TASK DIRECTIONS » Look through the entries below and count the lines with the word "that" in them; give only the number.
......
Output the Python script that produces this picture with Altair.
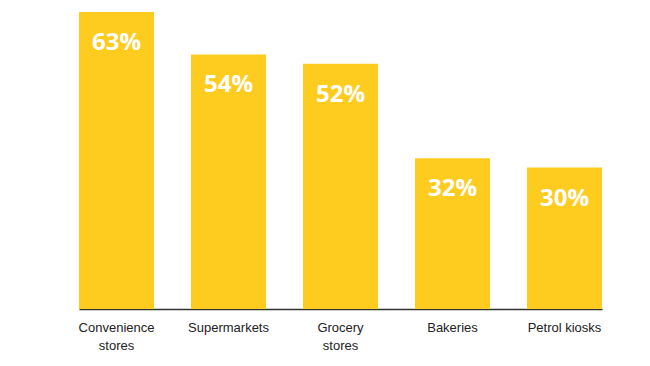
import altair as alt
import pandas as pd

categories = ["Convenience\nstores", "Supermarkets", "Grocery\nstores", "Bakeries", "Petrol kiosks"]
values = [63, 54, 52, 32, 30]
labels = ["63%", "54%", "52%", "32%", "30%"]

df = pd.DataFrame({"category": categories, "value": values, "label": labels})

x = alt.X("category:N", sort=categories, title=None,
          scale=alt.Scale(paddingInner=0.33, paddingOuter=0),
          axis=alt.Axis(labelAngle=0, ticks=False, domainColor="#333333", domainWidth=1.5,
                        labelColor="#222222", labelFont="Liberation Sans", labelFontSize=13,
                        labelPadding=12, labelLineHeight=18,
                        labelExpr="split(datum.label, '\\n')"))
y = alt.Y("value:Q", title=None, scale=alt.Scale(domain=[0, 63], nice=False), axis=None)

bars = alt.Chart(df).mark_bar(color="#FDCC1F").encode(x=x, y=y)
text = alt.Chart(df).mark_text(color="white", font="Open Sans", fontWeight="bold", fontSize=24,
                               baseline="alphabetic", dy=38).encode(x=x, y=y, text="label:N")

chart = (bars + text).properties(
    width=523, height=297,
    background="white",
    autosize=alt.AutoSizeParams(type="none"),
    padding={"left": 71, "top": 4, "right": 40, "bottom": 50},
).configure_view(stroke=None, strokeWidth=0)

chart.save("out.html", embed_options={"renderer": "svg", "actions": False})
......
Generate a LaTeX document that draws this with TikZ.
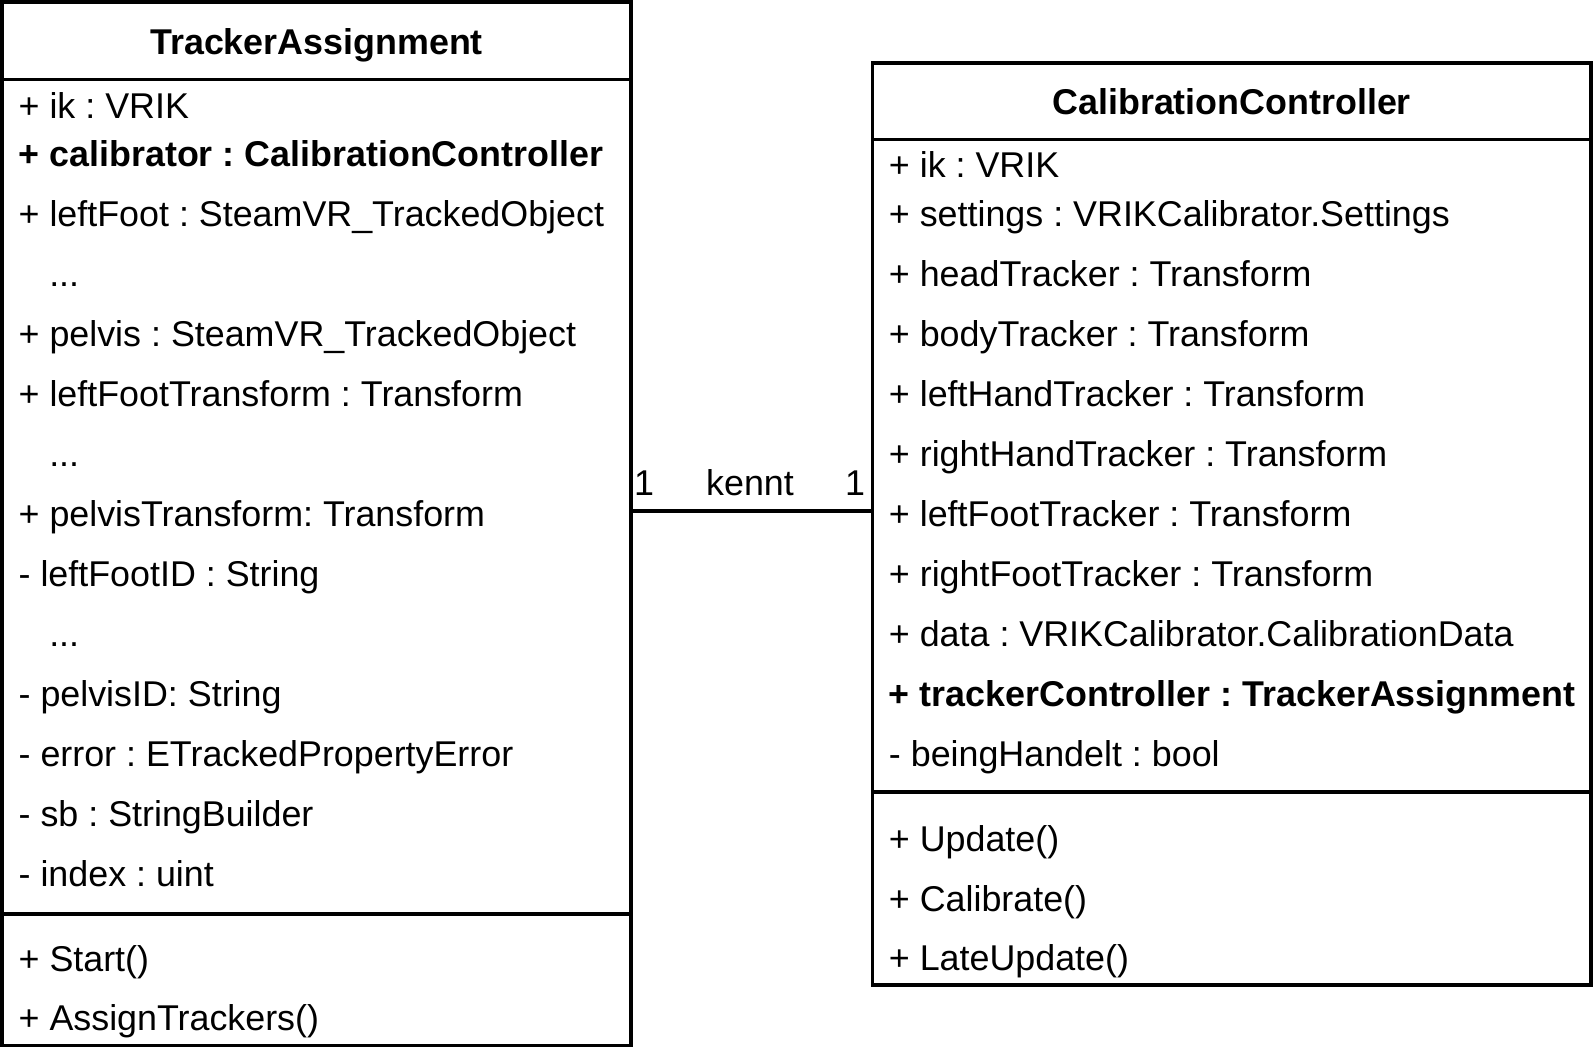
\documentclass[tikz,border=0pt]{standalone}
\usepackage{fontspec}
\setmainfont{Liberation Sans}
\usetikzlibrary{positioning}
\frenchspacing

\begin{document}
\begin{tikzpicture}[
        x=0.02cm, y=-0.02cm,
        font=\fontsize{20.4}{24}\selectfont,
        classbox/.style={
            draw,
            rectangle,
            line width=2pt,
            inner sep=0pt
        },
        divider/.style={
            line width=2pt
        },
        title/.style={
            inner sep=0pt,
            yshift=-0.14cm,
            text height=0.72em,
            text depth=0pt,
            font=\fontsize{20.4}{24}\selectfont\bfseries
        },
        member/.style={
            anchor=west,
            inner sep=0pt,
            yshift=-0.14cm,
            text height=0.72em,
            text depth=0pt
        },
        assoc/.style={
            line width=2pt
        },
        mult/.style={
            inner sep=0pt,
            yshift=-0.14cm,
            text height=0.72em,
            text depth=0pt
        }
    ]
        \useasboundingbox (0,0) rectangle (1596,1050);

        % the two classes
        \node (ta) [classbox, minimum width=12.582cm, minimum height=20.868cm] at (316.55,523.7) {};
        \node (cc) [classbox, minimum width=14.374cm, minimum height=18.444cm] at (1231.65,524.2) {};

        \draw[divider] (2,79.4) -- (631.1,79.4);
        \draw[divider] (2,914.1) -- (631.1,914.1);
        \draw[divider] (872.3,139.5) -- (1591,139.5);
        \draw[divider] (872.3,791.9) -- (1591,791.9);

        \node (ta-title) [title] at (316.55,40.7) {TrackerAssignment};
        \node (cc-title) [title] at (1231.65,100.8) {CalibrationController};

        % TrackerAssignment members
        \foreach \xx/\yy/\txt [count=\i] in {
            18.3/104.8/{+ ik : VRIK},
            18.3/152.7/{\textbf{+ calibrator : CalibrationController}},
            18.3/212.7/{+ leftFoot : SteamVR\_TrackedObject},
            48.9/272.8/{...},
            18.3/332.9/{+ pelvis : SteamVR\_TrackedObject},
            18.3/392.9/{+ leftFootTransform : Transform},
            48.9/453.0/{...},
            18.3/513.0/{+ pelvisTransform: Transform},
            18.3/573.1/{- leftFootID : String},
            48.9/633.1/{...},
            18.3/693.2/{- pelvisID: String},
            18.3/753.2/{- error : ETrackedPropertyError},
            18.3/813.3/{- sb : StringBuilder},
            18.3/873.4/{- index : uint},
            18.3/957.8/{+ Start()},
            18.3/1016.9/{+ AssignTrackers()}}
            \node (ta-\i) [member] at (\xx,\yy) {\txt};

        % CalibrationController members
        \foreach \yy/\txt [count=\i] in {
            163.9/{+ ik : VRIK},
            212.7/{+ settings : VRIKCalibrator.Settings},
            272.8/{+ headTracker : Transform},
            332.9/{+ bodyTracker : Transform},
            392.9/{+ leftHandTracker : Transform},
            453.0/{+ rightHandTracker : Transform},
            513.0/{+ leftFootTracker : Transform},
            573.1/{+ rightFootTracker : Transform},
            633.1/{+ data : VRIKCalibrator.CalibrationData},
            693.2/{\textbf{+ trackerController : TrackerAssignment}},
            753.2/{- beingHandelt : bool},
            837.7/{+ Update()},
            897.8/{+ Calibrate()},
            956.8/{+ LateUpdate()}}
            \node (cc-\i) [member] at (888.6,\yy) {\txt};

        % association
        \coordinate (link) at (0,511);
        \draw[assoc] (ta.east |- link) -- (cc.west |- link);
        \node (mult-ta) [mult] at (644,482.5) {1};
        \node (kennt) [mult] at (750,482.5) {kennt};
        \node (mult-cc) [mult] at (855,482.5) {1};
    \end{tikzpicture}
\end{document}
......
RESULT BELOW » 2